■ What this task involves:
Write out again, word for word, the lines below from the line that holds "What matplotlib code" through the line that holds "fontsize=11.5, fontweight='bold', labelpad=6)", omitting pictures.

>> START Entries

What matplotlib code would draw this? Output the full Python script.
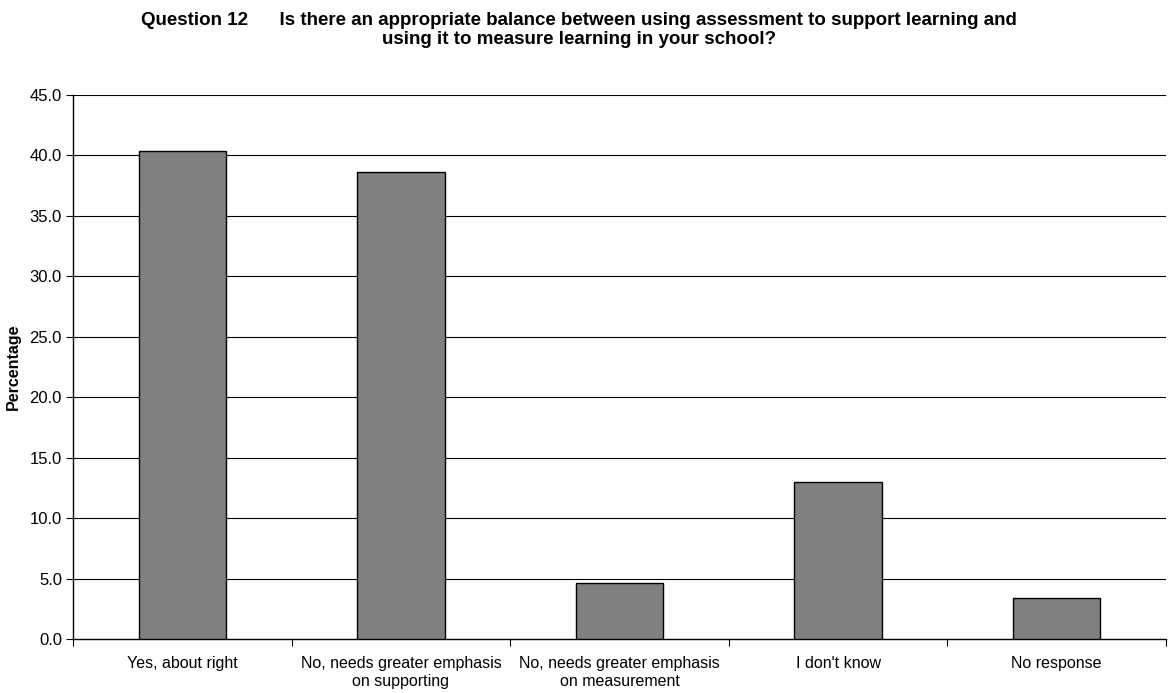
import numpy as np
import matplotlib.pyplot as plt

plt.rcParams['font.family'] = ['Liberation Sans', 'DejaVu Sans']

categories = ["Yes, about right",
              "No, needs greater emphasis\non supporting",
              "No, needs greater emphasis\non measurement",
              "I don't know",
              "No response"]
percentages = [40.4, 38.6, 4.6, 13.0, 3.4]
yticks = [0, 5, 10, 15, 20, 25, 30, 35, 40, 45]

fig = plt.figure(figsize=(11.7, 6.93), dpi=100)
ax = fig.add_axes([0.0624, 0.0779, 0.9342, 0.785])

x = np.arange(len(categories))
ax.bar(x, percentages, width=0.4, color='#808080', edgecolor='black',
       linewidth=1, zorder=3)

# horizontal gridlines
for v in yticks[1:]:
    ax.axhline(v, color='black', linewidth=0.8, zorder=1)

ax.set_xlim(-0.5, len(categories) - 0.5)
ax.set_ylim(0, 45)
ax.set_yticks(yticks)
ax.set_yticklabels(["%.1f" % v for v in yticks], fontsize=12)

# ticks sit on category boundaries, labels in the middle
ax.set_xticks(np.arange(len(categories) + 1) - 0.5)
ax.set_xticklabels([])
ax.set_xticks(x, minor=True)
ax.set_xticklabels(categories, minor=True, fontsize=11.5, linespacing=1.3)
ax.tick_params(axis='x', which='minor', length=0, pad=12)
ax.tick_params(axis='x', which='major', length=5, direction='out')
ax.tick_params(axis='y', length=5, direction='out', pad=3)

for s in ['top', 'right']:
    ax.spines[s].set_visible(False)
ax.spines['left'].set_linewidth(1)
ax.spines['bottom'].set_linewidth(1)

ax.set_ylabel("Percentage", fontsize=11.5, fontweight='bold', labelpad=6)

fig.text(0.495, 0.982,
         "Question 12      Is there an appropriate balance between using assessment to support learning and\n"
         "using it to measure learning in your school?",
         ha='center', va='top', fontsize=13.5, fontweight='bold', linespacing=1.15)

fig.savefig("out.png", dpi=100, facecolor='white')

>> END Entries
>> START Entries

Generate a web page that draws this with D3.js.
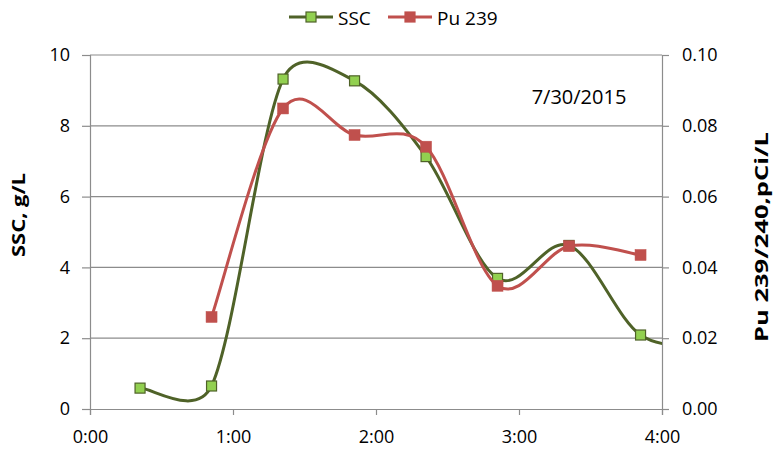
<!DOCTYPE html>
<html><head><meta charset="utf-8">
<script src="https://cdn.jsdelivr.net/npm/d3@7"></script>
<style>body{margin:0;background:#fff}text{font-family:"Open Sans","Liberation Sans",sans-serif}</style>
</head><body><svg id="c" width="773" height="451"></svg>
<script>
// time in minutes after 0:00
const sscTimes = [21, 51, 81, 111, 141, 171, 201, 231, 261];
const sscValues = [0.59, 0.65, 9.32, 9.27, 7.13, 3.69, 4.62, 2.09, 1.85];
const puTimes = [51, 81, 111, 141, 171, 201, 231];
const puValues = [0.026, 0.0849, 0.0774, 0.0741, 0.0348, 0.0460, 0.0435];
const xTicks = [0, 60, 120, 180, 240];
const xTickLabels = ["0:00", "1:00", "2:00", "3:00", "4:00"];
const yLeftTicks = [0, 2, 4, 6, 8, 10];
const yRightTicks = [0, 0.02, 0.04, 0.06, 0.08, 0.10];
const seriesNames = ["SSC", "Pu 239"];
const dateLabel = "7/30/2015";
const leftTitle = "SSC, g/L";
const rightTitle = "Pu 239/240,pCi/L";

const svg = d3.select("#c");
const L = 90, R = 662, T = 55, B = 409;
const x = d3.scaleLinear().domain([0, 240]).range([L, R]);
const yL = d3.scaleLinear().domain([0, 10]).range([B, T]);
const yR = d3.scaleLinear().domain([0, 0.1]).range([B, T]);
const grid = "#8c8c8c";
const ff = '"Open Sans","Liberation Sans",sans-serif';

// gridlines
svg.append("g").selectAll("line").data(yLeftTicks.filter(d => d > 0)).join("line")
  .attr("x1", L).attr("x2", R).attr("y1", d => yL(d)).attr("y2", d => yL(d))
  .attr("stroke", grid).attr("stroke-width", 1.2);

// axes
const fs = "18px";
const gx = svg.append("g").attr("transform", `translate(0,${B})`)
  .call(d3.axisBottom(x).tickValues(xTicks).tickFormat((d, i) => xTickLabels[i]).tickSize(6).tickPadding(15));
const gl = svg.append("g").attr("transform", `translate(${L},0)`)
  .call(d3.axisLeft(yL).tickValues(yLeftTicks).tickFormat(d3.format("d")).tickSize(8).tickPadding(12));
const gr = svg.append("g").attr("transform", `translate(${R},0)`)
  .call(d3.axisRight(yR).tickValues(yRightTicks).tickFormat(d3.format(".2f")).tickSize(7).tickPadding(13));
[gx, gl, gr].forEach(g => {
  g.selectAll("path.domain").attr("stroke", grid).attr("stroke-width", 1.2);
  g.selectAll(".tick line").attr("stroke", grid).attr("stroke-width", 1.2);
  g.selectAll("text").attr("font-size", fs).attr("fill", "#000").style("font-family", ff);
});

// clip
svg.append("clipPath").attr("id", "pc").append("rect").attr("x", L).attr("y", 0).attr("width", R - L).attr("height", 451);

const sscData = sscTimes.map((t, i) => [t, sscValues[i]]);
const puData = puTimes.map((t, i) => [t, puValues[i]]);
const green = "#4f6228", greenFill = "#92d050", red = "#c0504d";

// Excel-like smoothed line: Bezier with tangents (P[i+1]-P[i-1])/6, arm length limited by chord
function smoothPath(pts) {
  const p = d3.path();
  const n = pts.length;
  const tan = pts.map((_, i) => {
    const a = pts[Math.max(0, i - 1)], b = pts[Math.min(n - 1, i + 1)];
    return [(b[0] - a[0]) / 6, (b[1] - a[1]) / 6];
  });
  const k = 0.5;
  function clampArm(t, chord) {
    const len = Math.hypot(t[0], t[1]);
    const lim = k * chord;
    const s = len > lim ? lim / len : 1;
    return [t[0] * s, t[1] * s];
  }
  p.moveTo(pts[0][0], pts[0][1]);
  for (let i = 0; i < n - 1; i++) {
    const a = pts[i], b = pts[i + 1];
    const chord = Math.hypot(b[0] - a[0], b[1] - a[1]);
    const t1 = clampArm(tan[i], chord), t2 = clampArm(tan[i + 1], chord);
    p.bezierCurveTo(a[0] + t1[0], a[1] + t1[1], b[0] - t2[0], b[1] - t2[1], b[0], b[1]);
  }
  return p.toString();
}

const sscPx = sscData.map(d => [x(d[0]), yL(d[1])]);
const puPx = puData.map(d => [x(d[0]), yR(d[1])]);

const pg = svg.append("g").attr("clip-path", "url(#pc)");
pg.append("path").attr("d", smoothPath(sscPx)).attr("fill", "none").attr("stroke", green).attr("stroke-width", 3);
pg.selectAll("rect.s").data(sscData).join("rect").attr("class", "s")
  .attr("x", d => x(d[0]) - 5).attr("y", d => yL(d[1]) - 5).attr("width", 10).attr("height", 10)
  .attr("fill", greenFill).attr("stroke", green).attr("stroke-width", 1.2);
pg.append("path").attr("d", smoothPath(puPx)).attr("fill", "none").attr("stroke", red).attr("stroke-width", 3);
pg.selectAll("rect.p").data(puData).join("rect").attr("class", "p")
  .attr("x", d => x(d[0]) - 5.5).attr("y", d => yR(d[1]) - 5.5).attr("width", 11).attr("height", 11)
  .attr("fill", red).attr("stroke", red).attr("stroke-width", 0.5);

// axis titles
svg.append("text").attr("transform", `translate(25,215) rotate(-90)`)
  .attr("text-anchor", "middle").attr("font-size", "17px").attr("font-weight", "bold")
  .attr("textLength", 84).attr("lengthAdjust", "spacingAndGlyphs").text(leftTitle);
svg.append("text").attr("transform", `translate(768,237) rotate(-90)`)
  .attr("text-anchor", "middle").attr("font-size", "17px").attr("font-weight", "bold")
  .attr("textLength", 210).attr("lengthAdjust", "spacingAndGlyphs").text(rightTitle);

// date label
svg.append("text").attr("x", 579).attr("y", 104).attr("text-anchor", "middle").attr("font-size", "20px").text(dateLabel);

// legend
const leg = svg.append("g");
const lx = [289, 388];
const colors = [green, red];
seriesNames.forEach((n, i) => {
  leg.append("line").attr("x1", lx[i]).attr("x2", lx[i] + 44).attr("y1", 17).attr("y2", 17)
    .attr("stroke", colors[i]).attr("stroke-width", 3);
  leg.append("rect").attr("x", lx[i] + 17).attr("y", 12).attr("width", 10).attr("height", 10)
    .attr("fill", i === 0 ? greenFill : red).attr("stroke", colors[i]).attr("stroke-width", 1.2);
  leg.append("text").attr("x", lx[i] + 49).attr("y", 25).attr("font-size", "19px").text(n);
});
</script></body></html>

>> END Entries

■ Task output:
What matplotlib code would draw this? Output the full Python script.
import numpy as np
import matplotlib.pyplot as plt

plt.rcParams['font.family'] = ['Liberation Sans', 'DejaVu Sans']

categories = ["Yes, about right",
              "No, needs greater emphasis\non supporting",
              "No, needs greater emphasis\non measurement",
              "I don't know",
              "No response"]
percentages = [40.4, 38.6, 4.6, 13.0, 3.4]
yticks = [0, 5, 10, 15, 20, 25, 30, 35, 40, 45]

fig = plt.figure(figsize=(11.7, 6.93), dpi=100)
ax = fig.add_axes([0.0624, 0.0779, 0.9342, 0.785])

x = np.arange(len(categories))
ax.bar(x, percentages, width=0.4, color='#808080', edgecolor='black',
       linewidth=1, zorder=3)

# horizontal gridlines
for v in yticks[1:]:
    ax.axhline(v, color='black', linewidth=0.8, zorder=1)

ax.set_xlim(-0.5, len(categories) - 0.5)
ax.set_ylim(0, 45)
ax.set_yticks(yticks)
ax.set_yticklabels(["%.1f" % v for v in yticks], fontsize=12)

# ticks sit on category boundaries, labels in the middle
ax.set_xticks(np.arange(len(categories) + 1) - 0.5)
ax.set_xticklabels([])
ax.set_xticks(x, minor=True)
ax.set_xticklabels(categories, minor=True, fontsize=11.5, linespacing=1.3)
ax.tick_params(axis='x', which='minor', length=0, pad=12)
ax.tick_params(axis='x', which='major', length=5, direction='out')
ax.tick_params(axis='y', length=5, direction='out', pad=3)

for s in ['top', 'right']:
    ax.spines[s].set_visible(False)
ax.spines['left'].set_linewidth(1)
ax.spines['bottom'].set_linewidth(1)

ax.set_ylabel("Percentage", fontsize=11.5, fontweight='bold', labelpad=6)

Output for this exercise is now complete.